Tears of hope

Dean of Duke University Chapel

People have been crying for hundreds and thousands of years—and their tears have not only expressed grief but also planted seeds of hope.

About 1,600 years ago a young North African man named Augustine, who would become a great bishop and Christian theologian, struggled to mourn when he was by his mother’s side when she expired her last breath. Augustine closed her eyes and as he describes in his book Confessions, “a great wave of sorrow surged into [his] heart.” Tears started to come but he “stemmed the flow” and the tears dried up. He thought it was more mature to put his “sobs in check” and not mark his mother’s death in that way because it was not total extinction or misery since she was a woman of faith. He fought against the wave of emotional sorrow and didn’t even shed a tear at the burial ground. It wasn’t until he woke up the next morning that he wept for her and himself and wrote, “The tears which I have been holding back streamed down, and I let them flow as freely as they would, making of them a pillow for my heart. On them it rested….” His heart rests on a pillow of tears, that is, on grief. 

There is still so much to grieve in our world today. All of the uncertainty. All of the fear. All of the anguish. All of the pain. All of the tension, politically, socially and racially. All of the loss, economically and physically. There are now more than 200,000 deaths due to the vicious virus known as COVID-19. Lives are cut too short by a virus or a law enforcement bullet in another Black body, like Breonna Taylor’s. 

Like Augustine’s initial approach to grief, some people may want to prevent their tears from flowing even in the face of suffering and death. Within traditional notions of masculinity and a machismo mentality, we hear that “real men don’t cry.” This is bogus philosophy and a myopic view of the full spectrum of human experience. During this challenging time, even at Duke, you might encounter people steeped in sorrow, loneliness, isolation and hurt. Tears might be their food day and night. And there’s nothing wrong with this, because at some point in our lives, we all will travel a path of tears.

About 1,000 years before Augustine, the Hebrew Prophet Jeremiah traveled a road of sorrow and anguish and did so courageously and honestly. He didn’t avoid the abyss but faced it. He was not afraid to grieve, moan and groan. He was not afraid to face the pain of his people or his own suffering and shed tears as a path of solidarity with those who were suffering. This is why he’s known as the weeping prophet.

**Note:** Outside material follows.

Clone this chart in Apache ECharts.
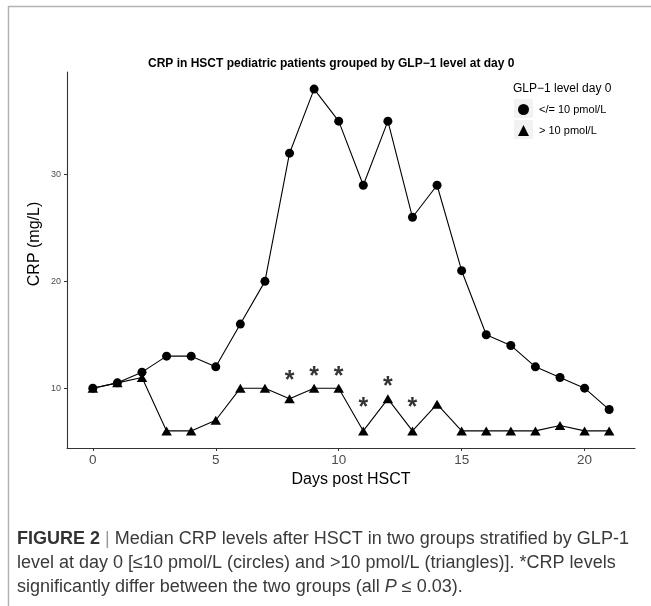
<!DOCTYPE html>
<html>
<head>
<meta charset="utf-8">
<script src="https://cdn.jsdelivr.net/npm/echarts@6/dist/echarts.min.js"></script>
<style>
html, body { margin: 0; padding: 0; background: #fff; }
#main { width: 651px; height: 606px; }
</style>
</head>
<body>
<div id="main"></div>
<script>
// data
var days = [0, 1, 2, 3, 4, 5, 6, 7, 8, 9, 10, 11, 12, 13, 14, 15, 16, 17, 18, 19, 20, 21];
var crpLow = [10, 10.5, 11.5, 13, 13, 12, 16, 20, 32, 38, 35, 29, 35, 26, 29, 21, 15, 14, 12, 11, 10, 8];
var crpHigh = [10, 10.5, 11, 6, 6, 7, 10, 10, 9, 10, 10, 6, 9, 6, 8.5, 6, 6, 6, 6, 6.5, 6, 6];
var starDays = [8, 9, 10, 11, 12, 13];
var starLevels = [11.1, 11.5, 11.5, 8.6, 10.55, 8.6];
var xTicks = [0, 5, 10, 15, 20];
var yTicks = [10, 20, 30];
var groupNames = ['</= 10 pmol/L', '> 10 pmol/L'];

var font = 'Liberation Sans, Arial, sans-serif';
var capSize = 18;

function pairs(xs, ys) {
    return xs.map(function (x, i) { return [x, ys[i]]; });
}

var dom = document.getElementById('main');
var myChart = echarts.init(dom);
var option = {
    animation: false,
    backgroundColor: '#fff',
    textStyle: { fontFamily: font },
    title: {
        text: 'CRP in HSCT pediatric patients grouped by GLP\u22121 level at day 0',
        left: 143,
        top: 53,
        textStyle: { fontSize: 12, fontWeight: 'bold', color: '#000', fontFamily: font }
    },
    grid: { left: 67, right: 16, top: 72, bottom: 158 },
    legend: {
        orient: 'vertical',
        left: 513,
        top: 99,
        itemWidth: 11,
        itemHeight: 11,
        itemGap: 10,
        data: [
            { name: groupNames[0], icon: 'circle' },
            { name: groupNames[1], icon: 'triangle' }
        ],
        textStyle: { fontSize: 11, color: '#000', lineHeight: 11, padding: [0, 0, 0, 5] }
    },
    xAxis: {
        type: 'value',
        min: -1.05,
        max: 22.05,
        name: 'Days post HSCT',
        nameLocation: 'middle',
        nameGap: 20,
        nameTextStyle: { fontSize: 16, color: '#000' },
        axisLine: { onZero: false, lineStyle: { color: '#333', width: 1.1 } },
        axisTick: { customValues: xTicks, length: 3, lineStyle: { color: '#333' } },
        axisLabel: { customValues: xTicks, fontSize: 13.5, color: '#4d4d4d', margin: 5 },
        splitLine: { show: false }
    },
    yAxis: {
        type: 'value',
        min: 4.4,
        max: 39.6,
        axisLine: { show: true, onZero: false, lineStyle: { color: '#333', width: 1.1 } },
        axisTick: { show: true, customValues: yTicks, length: 3, lineStyle: { color: '#333' } },
        axisLabel: { customValues: yTicks, fontSize: 9, color: '#4d4d4d', margin: 6 },
        splitLine: { show: false }
    },
    series: [
        {
            name: groupNames[0],
            type: 'line',
            data: pairs(days, crpLow),
            symbol: 'circle',
            symbolSize: 9,
            showAllSymbol: true,
            itemStyle: { color: '#000' },
            lineStyle: { color: '#000', width: 1.1 }
        },
        {
            name: groupNames[1],
            type: 'line',
            data: pairs(days, crpHigh),
            symbol: 'triangle',
            symbolSize: [10.5, 9],
            showAllSymbol: true,
            itemStyle: { color: '#000' },
            lineStyle: { color: '#000', width: 1.1 }
        },
        {
            name: 'significant',
            type: 'scatter',
            data: pairs(starDays, starLevels),
            symbolSize: 1,
            itemStyle: { color: 'rgba(0,0,0,0)' },
            label: {
                show: true,
                position: 'inside',
                formatter: '*',
                fontSize: 25,
                fontWeight: 'bold',
                color: '#000',
                offset: [0, 5]
            }
        }
    ],
    graphic: [
        // figure frame
        { type: 'line', shape: { x1: 8.5, y1: 6, x2: 8.5, y2: 606 }, style: { stroke: '#b3b3b3', lineWidth: 1.5 } },
        { type: 'line', shape: { x1: 8, y1: 6.5, x2: 651, y2: 6.5 }, style: { stroke: '#b3b3b3', lineWidth: 1.5 } },
        // y axis title
        {
            type: 'text', x: 35, y: 244, rotation: Math.PI / 2,
            style: { text: 'CRP (mg/L)', fontSize: 16, fontFamily: font, fill: '#000', align: 'center', verticalAlign: 'middle' }
        },
        // legend title and key boxes
        {
            type: 'text', x: 513, y: 89,
            style: { text: 'GLP\u22121 level day 0', fontSize: 12, fontFamily: font, fill: '#000', verticalAlign: 'middle' }
        },
        { type: 'rect', z: -1, shape: { x: 514, y: 99, width: 19, height: 19 }, style: { fill: '#f2f2f2' } },
        { type: 'rect', z: -1, shape: { x: 514, y: 120, width: 19, height: 19 }, style: { fill: '#f2f2f2' } },
        // caption
        {
            type: 'text', x: 17, y: 539,
            style: {
                text: '{b|FIGURE 2} {p||} Median CRP levels after HSCT in two groups stratified by GLP-1',
                fontSize: capSize, fontFamily: font, fill: '#3a3a3a', verticalAlign: 'middle',
                rich: {
                    b: { fontSize: capSize, fontWeight: 'bold', fill: '#333', fontFamily: font },
                    p: { fontSize: capSize, fill: '#999', fontFamily: font }
                }
            }
        },
        {
            type: 'text', x: 17, y: 563,
            style: {
                text: 'level at day 0 [\u226410 pmol/L (circles) and >10 pmol/L (triangles)]. *CRP levels',
                fontSize: capSize, fontFamily: font, fill: '#3a3a3a', verticalAlign: 'middle'
            }
        },
        {
            type: 'text', x: 17, y: 587,
            style: {
                text: 'significantly differ between the two groups (all {i|P} \u2264 0.03).',
                fontSize: capSize, fontFamily: font, fill: '#3a3a3a', verticalAlign: 'middle',
                rich: {
                    i: { fontSize: capSize, fontStyle: 'italic', fill: '#3a3a3a', fontFamily: font }
                }
            }
        }
    ]
};

if (option && typeof option === 'object') {
    myChart.setOption(option, true);
}
</script>
</body>
</html>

Tears are a part of his prophetic work and actually, there is much fruit from tears. As one Yiddish proverb says, "What soap is for the baby, tears are for the soul." Jeremiah’s tear-filled grief was prophetic because he refused to be silent in the face of horror and terror and injustice. He didn’t shrink back from voicing the raw grief of life. Tears can represent a torn heart, but this type of tear-filled grief and pathos is also a form of social criticism. One may shed tears because one refuses to shrink back from struggle and pain and injustice. Joy may be gone but hope is not.

Prophets like Jeremiah are prisoners of hope. Their jeers and tears are rooted in a hope in God. Those who do not grieve cannot truly hope because weeping waters the soil for a new life to emerge. The tears flowing from Jeremiah’s head are not a sign of weakness but strength of spirit in the Spirit. All of this weeping and lamentation doesn’t represent an erosion of hope but necessary elements of hope. In Augustinian fashion, tears form a pillow and on them, hope rests, making tears a part of the texture of hope.

One insight into this comes from part of the story of Jeremiah when we are told God refers to Godself as a “fountain of living water” and the people use “cracked cisterns that can hold no water” (Jeremiah 2:13). Later Jeremiah moans his mourning: “O that my head were a spring of water, and my eyes a fountain of tears, so that I might weep day and night for the slain of my poor people!” (Jeremiah 9:1). His weeping then suggests the presence of the divine—that God is in his tears, in the water of holy weeping. This means that hope is tear-stained. If not, it is not real hope because tears sow the seeds of hope. I can’t help but believe as a minister that God is in our tears. 

Closer to our own time, Pauli Murray, Durham’s own poet and civil rights leader, has said, “Hope is a song in a weary throat.” Or, as the influential American pastor and preacher J. Alfred Smith has proclaimed, “hope is a tiny sprout growing in cracked concrete.” That means the tears, the suffering, the weary throat, the cracked concrete are the settings out of which hope is born. Hope comes amid our grief, despite our grief, but not without it. Hope is tinged with the ashes of despair and resides in and rises out of the ruins of human life. 

So, go ahead and cry, and don’t underestimate tears because they may not mean what you think. They may be a pillow for a heart filling with hope. They may reveal that you are actually a prophet who sows tears and reaps hope. Your tears can be a sign of hope. 

Rev. Dr. Luke A. Powery is the Dean of Duke University Chapel. His column runs on alternate Mondays.